June 15, 2008 · Print This Article

Some of my very best memories are with my Dad. My Dad is a great man. He’s genuine, charismatic, intelligent, good looking, and very outgoing. And by outgoing, I mean the guy will talk to anybody. He treats everyone with respect. He displays the same assured, intrepid, yet inquisitive demeanor, whether he’s having a conversation with a billionaire or with a homeless person. My Dad took me to professional sports games as a kid and even coached my soccer team. My Dad has always been there for me if I needed him.

I didn’t like following my parents rules; I refused to eat vegetables, I played video games without finishing my homework, I snuck out of the house when I was grounded, I made some bad choices, and I got into lots of trouble. The more my parents told me to do something or to not do something, the more I did the exact opposite. By age 16, I moved out for the second, and final time.

Let me tell you, I was quite a handful.

Rewind to a few years before I reached my angry, rebellious teenager years.

Exercise was such a great way for me to connect with my Dad.

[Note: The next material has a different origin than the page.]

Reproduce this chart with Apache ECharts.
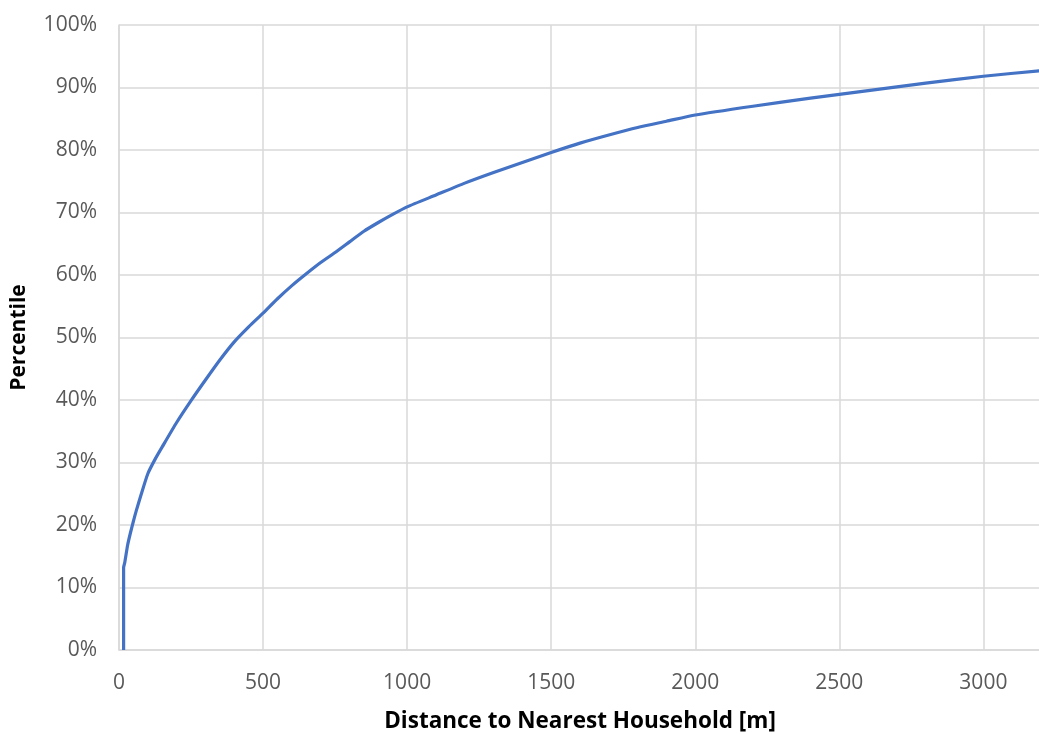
<!DOCTYPE html>
<html>
<head>
<meta charset="utf-8">
<script src="https://cdn.jsdelivr.net/npm/echarts@6/dist/echarts.min.js"></script>
<style>
html,body{margin:0;padding:0;background:#fff;}
#chart{width:1039px;height:734px;}
</style>
</head>
<body>
<div id="chart"></div>
<script>
const distance = [16,16,20,30,40,50,60,75,100,125,150,200,250,300,350,400,450,500,550,600,650,700,750,800,850,900,950,1000,1100,1200,1300,1400,1500,1600,1700,1800,1900,2000,2200,2400,2600,2800,3000,3200];
const percentile = [0,13.2,14,16.8,18.8,20.6,22.3,24.6,28.2,30.5,32.5,36.4,39.9,43.2,46.4,49.3,51.7,53.9,56.2,58.3,60.2,62,63.6,65.3,67,68.4,69.7,70.9,72.8,74.7,76.4,78,79.6,81.1,82.4,83.6,84.6,85.6,87,88.3,89.5,90.7,91.8,92.7];
const xTitle = 'Distance to Nearest Household [m]';
const yTitle = 'Percentile';

const chart = echarts.init(document.getElementById('chart'));
const gridColor = '#d9d9d9';
chart.setOption({
  animation: false,
  backgroundColor: '#ffffff',
  grid: {left: 119, top: 25, bottom: 84, right: -2, containLabel: false, outerBoundsMode: 'none'},
  xAxis: {
    type: 'value', min: 0, max: 3200, interval: 500,
    name: xTitle, nameLocation: 'middle', nameGap: 60,
    nameTextStyle: {fontFamily: 'Open Sans', fontWeight: 'bold', fontSize: 22.5, color: '#000'},
    axisLine: {show: true, lineStyle: {color: gridColor, width: 1.5}},
    axisTick: {show: false},
    axisLabel: {fontFamily: 'Open Sans', fontSize: 21, color: '#595959', margin: 23, showMaxLabel: false,
      formatter: v => String(v)},
    splitLine: {show: true, lineStyle: {color: gridColor, width: 1.5}}
  },
  yAxis: {
    type: 'value', min: 0, max: 100, interval: 10,
    name: yTitle, nameLocation: 'middle', nameGap: 89, nameRotate: 90,
    nameTextStyle: {fontFamily: 'Open Sans', fontWeight: 'bold', fontSize: 21, color: '#000'},
    axisLine: {show: true, lineStyle: {color: gridColor, width: 1.5}},
    axisTick: {show: false},
    axisLabel: {fontFamily: 'Open Sans', fontSize: 21, color: '#595959', margin: 22, formatter: '{value}%'},
    splitLine: {show: true, lineStyle: {color: gridColor, width: 1.5}}
  },
  series: [{
    type: 'line',
    data: distance.map((d, i) => [d, percentile[i]]),
    smooth: 0.2,
    showSymbol: false,
    lineStyle: {color: '#4472C4', width: 3.2, join: 'round'},
    clip: true
  }]
});
</script>
</body>
</html>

I remember my Dad exercising in the mornings, and sometimes at night. I wanted to exercise because I saw him doing it. I didn’t necessarily like to exercise; I did it because that’s what I saw him doing. The push ups and sit ups were hard and I despised running. I just loved to exercise with him.

If he just told he was exercising and then told me that’s what I should do, I would never have gone out there on those crisp fall mornings.

I did it because he did it. I didn’t know why. I was too young to understand and I definitely didn’t care about things like my appearance or level of body fat. I was just imitating. I learned at a very young age what it felt like to challenge my body physically. I pushed my body hard because that’s what I saw him doing.

When I stopped being such an angry teenager, I realized how important those moments with my Dad were.

A short time before I moved out, I was at that age where I did start to care about my appearance. There were many times that I felt fat so, I tried exercising and ended up quitting after a few days, weeks, or months. But I always went back to it. And then, at a certain point, it clicked, and it stuck.

What started as push ups, sit ups, and running with my Dad has turned into a lifelong journey towards physical, emotional, intellectual, environmental, social, occupational, and spiritual wellness. I have learned what it really means to feel good. I have learned that wellness is a journey, not a destination.

I can’t even begin to explain how absolutely thrilled I am with life.

And who would have thought that I would even be making a decent living sharing this passion for self improvement, exercise, and its numerous benefits with other people.

Thank you Dad. Leading by example is the best thing a parent can do.